Thursday, December 22, 2005
this conversation really bothered me...but it taught me something extremely valuable natauhan ako bigla...
juddayson (12/22/2005 11:30:17 AM): i dont believe in destiny
juddayson (12/22/2005 11:30:29 AM): u chose ur own path
gari (12/22/2005 11:30:57 AM): judd you can't force someone to like you.
gari (12/22/2005 11:31:05 AM): worse, you can't force someone to love you.
juddayson (12/22/2005 11:31:44 AM): but u can make them see that the world will be different if ur by his side
juddayson (12/22/2005 11:31:50 AM): gets?
gari (12/22/2005 11:31:59 AM): hmm..oo gets
gari (12/22/2005 11:32:12 AM): e pano kung masaya lang sha na kasama ka..hanggang dun nalang yun
juddayson (12/22/2005 11:32:22 AM): still try lang
juddayson (12/22/2005 11:32:28 AM): para no regrets
gaaaaaaaaaaaaah. thanks for giving me ideas again. :/
why do i feel like i said too much...well let me say more..
anyway..i just feel a little blue..i don't exactly know why..pero it's all good...i think..argh i got it off my mind like weeks ago..ay fucker tlga...basta..it's not like something bad happened...wala actually..im just confused again...it's like i've been wanting to ask something like "what are we?" or "is this something platonic?"..or "why are you telling me all this stuff?"...
...information overload...and this goes on..
but to hell with me...i said i've accepted things as they are..and im happy with what i already have because it's no use ranting about something you can't have...maybe i could have, but then it's just not me to be slutty and all because that's not what's going earn me your heart...i know i will always be that silly little girl who adores you..your every move...who rejoices at that feeling of your arm brushing on mine or that particularly awkward moments when i unintentionally link my arms to yours or maybe the moments when you'd hold my wrist (not my hand mind you..) when we cross the street...i wish i could just chronicle every moment i spend with you...it's good we have pictures..
things have changed but in my heart, you will always be that silly fish...silly but extremely important..i don't know what's bound to happen..im quite contented or i at least i try to be...it's just fun being with you and seeing how different we are now from how we were before, im just happy knowing you'll always be there for me when i need you..
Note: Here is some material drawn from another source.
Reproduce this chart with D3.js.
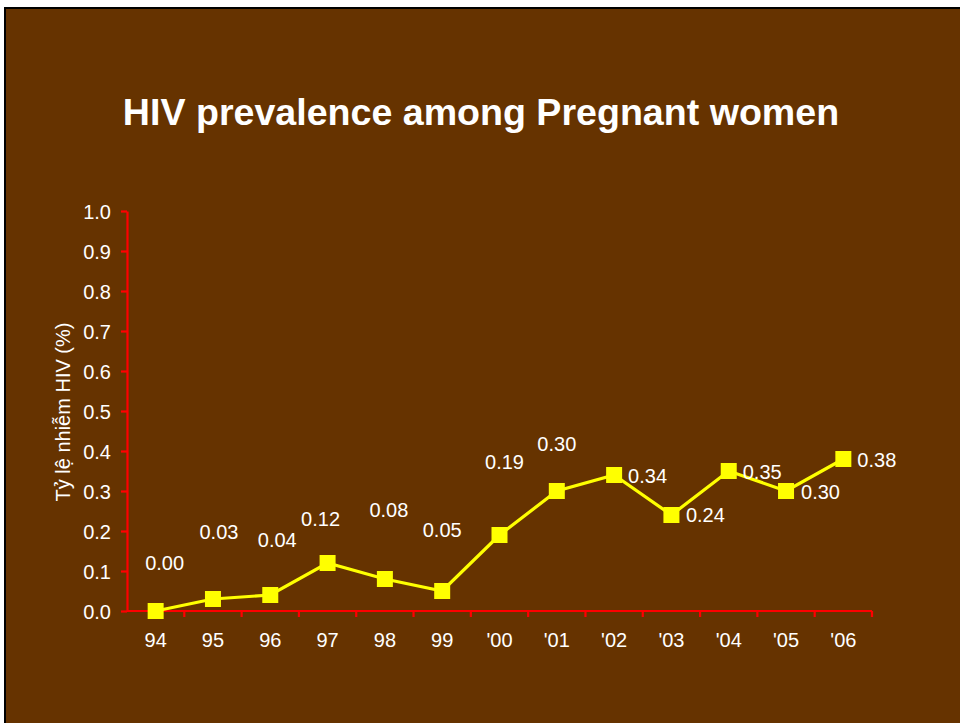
<!DOCTYPE html>
<html>
<head>
<meta charset="utf-8">
<script src="https://cdn.jsdelivr.net/npm/d3@7"></script>
<style>
html,body{margin:0;padding:0;background:#fff;}
svg{display:block;font-family:"Liberation Sans",Arial,sans-serif;}
</style>
</head>
<body>
<svg id="chart" width="960" height="723"></svg>
<script>
// ---- data ----
const years = ["94","95","96","97","98","99","'00","'01","'02","'03","'04","'05","'06"];
const prevalence = [0.00,0.03,0.04,0.12,0.08,0.05,0.19,0.30,0.34,0.24,0.35,0.30,0.38];
const valueLabels = ["0.00","0.03","0.04","0.12","0.08","0.05","0.19","0.30","0.34","0.24","0.35","0.30","0.38"];
const yTicks = [0,0.1,0.2,0.3,0.4,0.5,0.6,0.7,0.8,0.9,1.0];
const title = "HIV prevalence among Pregnant women";
const yTitle = "Tỷ lệ nhiễm HIV (%)";
// label placement (offsets from the point, in px)
const labelDx = [9,6,7,-7,4,0,5,0,14,14.5,14,15,14];
const labelDy = [-41,-60,-48,-37,-62,-54,-66,-40,8,7,8,8,8];
const labelAnchor = ["middle","middle","middle","middle","middle","middle","middle","middle","start","start","start","start","start"];

const svg = d3.select("#chart");
const W = 960, H = 723;

// background
svg.append("rect").attr("x",0).attr("y",0).attr("width",W).attr("height",H).attr("fill","#ffffff");
svg.append("rect").attr("x",4).attr("y",7).attr("width",W).attr("height",H).attr("fill","#000000");
svg.append("rect").attr("x",6).attr("y",9).attr("width",W).attr("height",H).attr("fill","#663300");

// title
svg.append("text").attr("x",481).attr("y",125).attr("text-anchor","middle")
  .attr("font-size",37.6).attr("font-weight","bold").attr("fill","#ffffff").text(title);

const x0 = 127, x1 = 872, yTop = 211, yBot = 611;
const x = d3.scaleBand().domain(years).range([x0,x1]);
const y = d3.scaleLinear().domain([0,1]).range([yBot,yTop]);

// y axis
const yAxis = svg.append("g").attr("transform",`translate(${x0},0)`)
  .call(d3.axisLeft(y).tickValues(yTicks).tickFormat(d3.format(".1f")).tickSize(6).tickSizeOuter(0).tickPadding(10));
yAxis.select(".domain").attr("stroke","#ff0000").attr("stroke-width",2.2);
yAxis.selectAll(".tick line").attr("stroke","#ff0000").attr("stroke-width",2.2);
yAxis.selectAll(".tick text").attr("fill","#ffffff").attr("font-size",20)
  .attr("font-family","Liberation Sans, Arial, sans-serif").attr("dy","0.36em");

// x axis
const xAxis = svg.append("g").attr("transform",`translate(0,${yBot})`)
  .call(d3.axisBottom(x).tickSize(0).tickPadding(0));
xAxis.select(".domain").attr("stroke","#ff0000").attr("stroke-width",2.2).attr("d",`M${x0},0H${x1}`);
xAxis.selectAll(".tick text").attr("fill","#ffffff").attr("font-size",20)
  .attr("font-family","Liberation Sans, Arial, sans-serif").attr("y",36).attr("dy",0);
// boundary ticks between categories
const bounds = years.map(d=>x(d)+x.bandwidth());
xAxis.selectAll("line.bt").data(bounds).enter().append("line").attr("class","bt")
  .attr("x1",d=>d).attr("x2",d=>d).attr("y1",0).attr("y2",6)
  .attr("stroke","#ff0000").attr("stroke-width",2.2);

// y title
svg.append("text").attr("transform",`translate(70,412) rotate(-90)`).attr("text-anchor","middle")
  .attr("font-size",20).attr("fill","#ffffff").text(yTitle);

// line
const cx = (d,i)=>x(years[i])+x.bandwidth()/2;
const line = d3.line().x((d,i)=>cx(d,i)).y(d=>y(d));
svg.append("path").datum(prevalence).attr("d",line).attr("fill","none")
  .attr("stroke","#ffff00").attr("stroke-width",3.2);

// markers
const s = 16;
svg.selectAll("rect.pt").data(prevalence).enter().append("rect").attr("class","pt")
  .attr("x",(d,i)=>cx(d,i)-s/2).attr("y",d=>y(d)-s/2).attr("width",s).attr("height",s)
  .attr("fill","#ffff00");

// value labels
svg.selectAll("text.vl").data(prevalence).enter().append("text").attr("class","vl")
  .attr("x",(d,i)=>cx(d,i)+labelDx[i]).attr("y",(d,i)=>y(d)+labelDy[i])
  .attr("text-anchor",(d,i)=>labelAnchor[i]).attr("font-size",20).attr("fill","#ffffff")
  .text((d,i)=>valueLabels[i]);
</script>
</body>
</html>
when i look back at all the trouble i went through for you,the escapades and adventures, the silly conversations, the times i cried when we fought...the humiliation...(the shameful crying moment at the breakfast table.XP) i guess it's all worth it...i know in the end there's something nice waiting for me..im not saying things might go my way...and im not expecting it either...all i know is that im not out to get you anymore...if you're the one for me then that's the best thing that can ever happen to me...but if in the end, you end up with someone else, which is what im expecting, then i'll be the happiest for you...maybe it pains me a little...pero ok lang because as you said, you want me to think of you as the person who equipped me with the things i need to love better...but to me, you will always be the person who made me feel like im the best in everything i do...
a few moments ago, i thought i was only one of the many girls drooling at the sight of you...but when you said i was important(maybe not in that lovey dovey way..) at hindi kung sino sino lang, i actually felt better...i still don't know if you see me in a different way or kung kahit konti may pagtingin ka naman sakin...ok nalang sakin lahat...kasi sigurado nako na importante ako sayo tulad din ng ibang pinahahalagahan mo...
ok nako. *bow* it's pretty obvious this is for martin...but i don't intend for him to read this..freedom of expression lang.